RECORDS SUPPLIED:
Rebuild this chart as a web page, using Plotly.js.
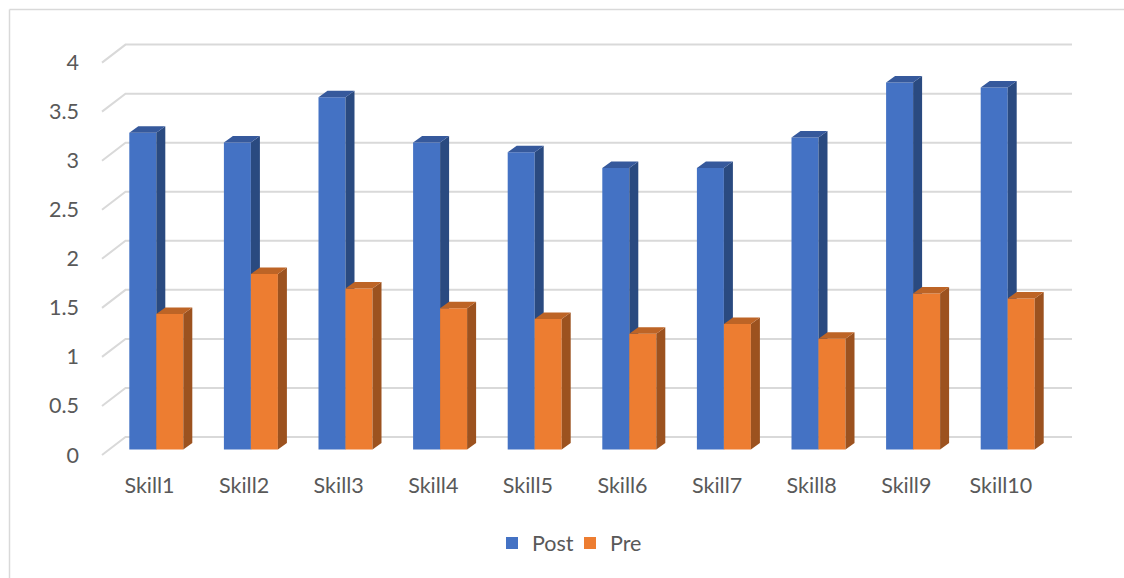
<!DOCTYPE html>
<html>
<head>
<meta charset="utf-8">
<script src="https://cdn.plot.ly/plotly-3.0.1.min.js"></script>
<style>html,body{margin:0;padding:0;background:#fff;overflow:hidden}#chart{width:1124px;height:578px}</style>
</head>
<body>
<div id="chart"></div>
<script>
const categories = ["Skill1","Skill2","Skill3","Skill4","Skill5","Skill6","Skill7","Skill8","Skill9","Skill10"];
const postValues = [3.23,3.13,3.59,3.13,3.03,2.87,2.87,3.18,3.74,3.69];
const preValues = [1.38,1.79,1.64,1.44,1.33,1.18,1.28,1.13,1.59,1.54];
const yTicks = [0,0.5,1,1.5,2,2.5,3,3.5,4];

const W = 1124, H = 578;
const pitch = 94.6, unit = 98.1;
const plotL = 80, plotR = 1110, plotT = 30, plotB = 466;
const labelX0 = 149.5, barX0 = 156.3;
const labelY0 = 455, barY0 = 449.5;
const barW = 27 / pitch, depthX = 9 / pitch, depthY = 6.5 / unit;
const idx = categories.map((_, i) => i);
const domX = [plotL / W, plotR / W], domY = [1 - plotB / H, 1 - plotT / H];
const xRange = c => [(plotL - c) / pitch, (plotR - c) / pitch];
const yRange = c => [(c - plotB) / unit, (c - plotT) / unit];
const font = {family: "Lato, 'Noto Sans', sans-serif", size: 21.5, color: "#595959"};

function polys(list) {
  const xs = [], ys = [];
  list.forEach(p => { p.forEach(q => { xs.push(q[0]); ys.push(q[1]); }); xs.push(p[0][0]); ys.push(p[0][1]); xs.push(null); ys.push(null); });
  return {x: xs, y: ys};
}
function faces(values, l, color, axis) {
  const r = l + barW;
  const side = polys(values.map((v, i) => [[i + r, 0], [i + r + depthX, depthY], [i + r + depthX, v + depthY], [i + r, v]]));
  const top = polys(values.map((v, i) => [[i + l, v], [i + r, v], [i + r + depthX, v + depthY], [i + l + depthX, v + depthY]]));
  const mk = (d, c) => ({type: "scatter", mode: "lines", x: d.x, y: d.y, fill: "toself", fillcolor: c, line: {width: 0, color: c}, showlegend: false, hoverinfo: "skip", xaxis: axis[0], yaxis: axis[1]});
  return [mk(side, color.side), mk(top, color.top)];
}
function gridTrace() {
  const gx = [], gy = [];
  const px = p => (p - labelX0) / pitch;
  yTicks.forEach(v => {
    gx.push(px(102), px(125.5), px(1072), null);
    gy.push(v, v + 18 / unit, v + 18 / unit, null);
  });
  return {type: "scatter", mode: "lines", x: gx, y: gy, line: {color: "#d9d9d9", width: 2}, showlegend: false, hoverinfo: "skip", xaxis: "x", yaxis: "y"};
}

const traces = [
  gridTrace(),
  {type: "bar", name: "Post", x: idx, y: postValues, width: barW, offset: -barW, marker: {color: "#4472c4", line: {width: 0}}, xaxis: "x2", yaxis: "y2"},
  ...faces(postValues, -barW, {side: "#2a4a80", top: "#36599c"}, ["x2", "y2"]),
  {type: "bar", name: "Pre", x: idx, y: preValues, width: barW, offset: 0, marker: {color: "#ed7d31", line: {width: 0}}, xaxis: "x3", yaxis: "y3"},
  ...faces(preValues, 0, {side: "#9c521f", top: "#bd6426"}, ["x3", "y3"])
];

const hiddenX = {domain: domX, range: xRange(barX0), visible: false, type: "linear", overlaying: "x", fixedrange: true};
const hiddenY = {domain: domY, range: yRange(barY0), visible: false, type: "linear", overlaying: "y", fixedrange: true};
const layout = {
  width: W, height: H,
  margin: {l: 0, r: 0, t: 0, b: 0},
  paper_bgcolor: "#fff", plot_bgcolor: "rgba(0,0,0,0)",
  font: font,
  showlegend: true,
  legend: {orientation: "h", x: 570 / W, xanchor: "center", y: 1 - 543 / H, yanchor: "middle", font: font, traceorder: "normal", bgcolor: "rgba(0,0,0,0)", entrywidth: 33, entrywidthmode: "pixels"},
  xaxis: {domain: domX, range: xRange(labelX0), type: "linear", tickmode: "array", tickvals: idx, ticktext: categories, showgrid: false, zeroline: false, showline: false, ticks: "", tickfont: font, ticklabelstandoff: 4, fixedrange: true},
  yaxis: {domain: domY, range: yRange(labelY0), type: "linear", tickmode: "array", tickvals: yTicks, ticktext: yTicks.map(String), showgrid: false, zeroline: false, showline: false, ticks: "", tickfont: font, fixedrange: true},
  xaxis2: Object.assign({}, hiddenX),
  yaxis2: Object.assign({}, hiddenY),
  xaxis3: Object.assign({}, hiddenX),
  yaxis3: Object.assign({}, hiddenY),
  shapes: [
    {type: "line", xref: "paper", yref: "paper", x0: 9.5 / W, x1: 1, y0: 1 - 9.5 / H, y1: 1 - 9.5 / H, line: {color: "#d9d9d9", width: 1.5}},
    {type: "line", xref: "paper", yref: "paper", x0: 9.5 / W, x1: 9.5 / W, y0: 1 - 9.5 / H, y1: 0, line: {color: "#d9d9d9", width: 1.5}}
  ]
};
Plotly.newPlot("chart", traces, layout, {displayModeBar: false, responsive: false});
</script>
</body>
</html>
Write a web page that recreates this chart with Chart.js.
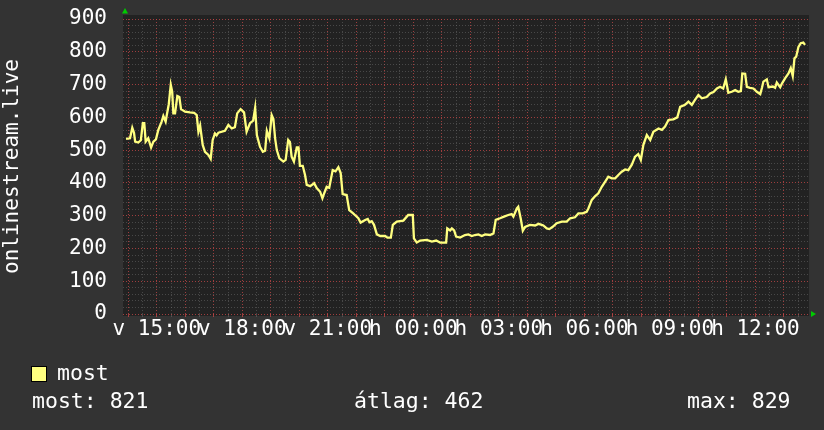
<!DOCTYPE html>
<html><head><meta charset="utf-8">
<style>html,body{margin:0;padding:0;background:#333333;overflow:hidden}#wrap{position:relative;width:824px;height:430px}</style>
<script src="https://cdn.jsdelivr.net/npm/chart.js@4/dist/chart.umd.min.js"></script>
</head><body><div id="wrap"><canvas id="c" width="824" height="430"></canvas></div>
<script>
// hours since 14:00 (day 1)
const hours = [-0.08,0.06,0.14,0.20,0.24,0.35,0.44,0.51,0.56,0.61,0.70,0.80,0.88,0.97,1.05,1.17,1.23,1.31,1.35,1.42,1.49,1.54,1.58,1.64,1.72,1.79,1.85,1.99,2.16,2.31,2.40,2.46,2.52,2.61,2.69,2.81,2.89,2.96,3.04,3.10,3.16,3.39,3.51,3.63,3.74,3.82,3.94,4.06,4.15,4.27,4.38,4.45,4.51,4.62,4.72,4.80,4.86,4.95,5.03,5.09,5.15,5.21,5.30,5.44,5.52,5.61,5.67,5.73,5.81,5.91,5.97,6.02,6.12,6.20,6.26,6.38,6.52,6.61,6.73,6.81,6.88,6.96,7.05,7.17,7.27,7.37,7.45,7.52,7.66,7.75,7.89,7.95,8.07,8.15,8.31,8.40,8.46,8.54,8.62,8.72,8.84,9.01,9.09,9.21,9.28,9.42,9.65,9.82,9.98,10.02,10.12,10.24,10.47,10.65,10.80,10.94,11.15,11.19,11.29,11.35,11.43,11.50,11.64,11.81,11.93,12.05,12.16,12.28,12.40,12.52,12.69,12.81,12.89,13.04,13.18,13.33,13.45,13.51,13.63,13.68,13.77,13.84,13.92,14.09,14.27,14.39,14.56,14.68,14.77,14.89,15.03,15.21,15.38,15.50,15.67,15.79,15.94,16.08,16.14,16.26,16.38,16.49,16.61,16.73,16.84,16.96,17.08,17.19,17.31,17.43,17.54,17.66,17.78,17.89,17.98,18.07,18.19,18.31,18.42,18.60,18.72,18.83,18.95,19.12,19.26,19.36,19.53,19.65,19.77,19.88,20.00,20.12,20.29,20.41,20.53,20.65,20.76,20.87,20.96,21.05,21.17,21.29,21.40,21.49,21.54,21.64,21.70,21.81,21.93,22.05,22.17,22.23,22.28,22.40,22.46,22.61,22.69,22.75,22.87,22.93,23.04,23.16,23.24,23.31,23.37,23.43,23.51,23.59,23.68,23.74];
const values = [534,536,568,553,526,523,530,582,582,526,536,508,526,533,561,587,604,587,607,640,699,678,612,612,665,662,625,617,615,614,607,556,575,516,495,485,473,531,551,545,553,559,577,566,570,612,625,615,556,582,590,629,546,510,495,498,559,536,607,595,536,500,475,465,470,531,525,480,465,508,508,452,452,424,394,390,399,384,373,353,370,388,385,439,435,448,430,366,363,317,307,302,292,279,287,290,280,283,272,243,238,238,233,233,272,282,285,302,302,231,218,224,226,221,224,218,218,261,255,261,255,236,233,241,243,238,241,243,238,243,241,246,287,292,297,302,305,297,322,327,290,254,266,272,270,275,270,261,259,266,277,282,282,292,295,307,307,312,322,348,360,368,388,404,419,414,414,424,434,441,439,455,480,488,470,516,546,531,556,566,562,572,592,594,600,632,638,648,638,653,668,658,662,673,677,688,693,688,716,675,678,683,678,680,734,733,693,690,688,678,671,690,709,716,692,694,690,706,692,703,719,734,750,726,780,785,815,826,828,821];
const xTickHours = [1,4,7,10,13,16,19,22];
const xTickLabels = ['v 15:00','v 18:00','v 21:00','h 00:00','h 03:00','h 06:00','h 09:00','h 12:00'];
const yTickValues = [0,100,200,300,400,500,600,700,800,900];
const yAxisTitle = 'onlinestream.live';
const seriesName = 'most';
const statTexts = ['most: 821','átlag: 462','max: 829'];

const FONT = "'DejaVu Sans Mono', monospace";
const FS = 21;
const MAJOR = 'rgba(200,72,72,0.75)';
const MINOR = 'rgba(110,110,110,0.5)';

const isMajorX = c => c.tick && Number.isInteger(c.tick.value);
const isMajorY = c => c.tick && c.tick.value % 100 === 0;

const decor = {
  id:'decor',
  beforeDraw(chart){
    const {ctx, chartArea:a} = chart;
    ctx.save();
    ctx.fillStyle = '#333333';
    ctx.fillRect(0,0,chart.width,chart.height);
    ctx.fillStyle = '#222222';
    ctx.fillRect(a.left, a.top-4, a.right-a.left, a.bottom-a.top+6);
    ctx.restore();
  },
  afterDraw(chart){
    const {ctx, chartArea:a} = chart;
    ctx.save();
    ctx.fillStyle = '#00cc00';
    ctx.beginPath(); ctx.moveTo(a.left-1,13.5); ctx.lineTo(a.left+5,13.5); ctx.lineTo(a.left+2,8); ctx.closePath(); ctx.fill();
    ctx.beginPath(); ctx.moveTo(a.right+2,a.bottom-3); ctx.lineTo(a.right+2,a.bottom+3); ctx.lineTo(a.right+7,a.bottom); ctx.closePath(); ctx.fill();
    ctx.fillStyle = chart.data.datasets[0].borderColor;
    ctx.fillRect(31.5,366.5,15,15);
    ctx.strokeStyle = '#000'; ctx.lineWidth = 1;
    ctx.strokeRect(31.5,366.5,15,15);
    ctx.fillStyle = '#ffffff';
    ctx.font = '21.5px ' + FONT;
    ctx.textBaseline = 'middle';
    ctx.textAlign = 'left';
    ctx.fillText(seriesName, 57, 374);
    const xs = [32, 354, 687];
    statTexts.forEach((t,i)=>ctx.fillText(t, xs[i], 402));
    ctx.restore();
  }
};

new Chart(document.getElementById('c'), {
  type:'line',
  data:{datasets:[{label:seriesName, data:hours.map((h,i)=>({x:h,y:values[i]})), borderColor:'#ffff80', borderWidth:2.3, pointRadius:0, tension:0, fill:false}]},
  options:{
    responsive:false, animation:false, devicePixelRatio:1,
    layout:{padding:{left:0,top:19,right:15,bottom:0}},
    plugins:{legend:{display:false}, tooltip:{enabled:false}},
    scales:{
      x:{type:'linear', min:-0.186, max:23.88,
        afterBuildTicks(s){ const t=[]; for(let h=0; h<=23.5; h+=0.5) t.push({value:h}); s.ticks=t; },
        afterFit(s){ s.height = 116; s.paddingLeft = 0; s.paddingRight = 0; },
        ticks:{autoSkip:false, maxRotation:0, minRotation:0, color:'#ffffff', font:{family:FONT,size:FS}, padding:0,
          callback(v){ const i = xTickHours.indexOf(v); return i>=0 ? xTickLabels[i] : ''; }},
        grid:{color:c=>isMajorX(c) ? MAJOR : MINOR, lineWidth:1, drawTicks:true, tickLength:3},
        border:{display:false, dash:[1,2]}
      },
      y:{type:'linear', min:0, max:900,
        afterBuildTicks(s){ const t=[]; for(let v=0; v<=900; v+=20) t.push({value:v}); s.ticks=t; },
        afterFit(s){ s.width = 123; s.paddingTop = 0; s.paddingBottom = 0; },
        ticks:{autoSkip:false, color:'#ffffff', font:{family:FONT,size:FS}, padding:16,
          callback(v){ return yTickValues.includes(v) ? String(v) : ''; }},
        grid:{color:c=>isMajorY(c) ? MAJOR : MINOR, lineWidth:1, drawTicks:false},
        border:{display:false, dash:[1,2]},
        title:{display:true, text:yAxisTitle, color:'#ffffff', font:{family:FONT,size:FS}, padding:{top:0,bottom:0}}
      }
    }
  },
  plugins:[decor]
});
</script></body></html>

INSTRUCTION: The lines from the top of the data above through the one holding "const yTicks = [0,0.5,1,1.5,2,2.5,3,3.5,4];" are to be repeated exactly, and only those, with no pictures.

ANSWER:
Rebuild this chart as a web page, using Plotly.js.
<!DOCTYPE html>
<html>
<head>
<meta charset="utf-8">
<script src="https://cdn.plot.ly/plotly-3.0.1.min.js"></script>
<style>html,body{margin:0;padding:0;background:#fff;overflow:hidden}#chart{width:1124px;height:578px}</style>
</head>
<body>
<div id="chart"></div>
<script>
const categories = ["Skill1","Skill2","Skill3","Skill4","Skill5","Skill6","Skill7","Skill8","Skill9","Skill10"];
const postValues = [3.23,3.13,3.59,3.13,3.03,2.87,2.87,3.18,3.74,3.69];
const preValues = [1.38,1.79,1.64,1.44,1.33,1.18,1.28,1.13,1.59,1.54];
const yTicks = [0,0.5,1,1.5,2,2.5,3,3.5,4];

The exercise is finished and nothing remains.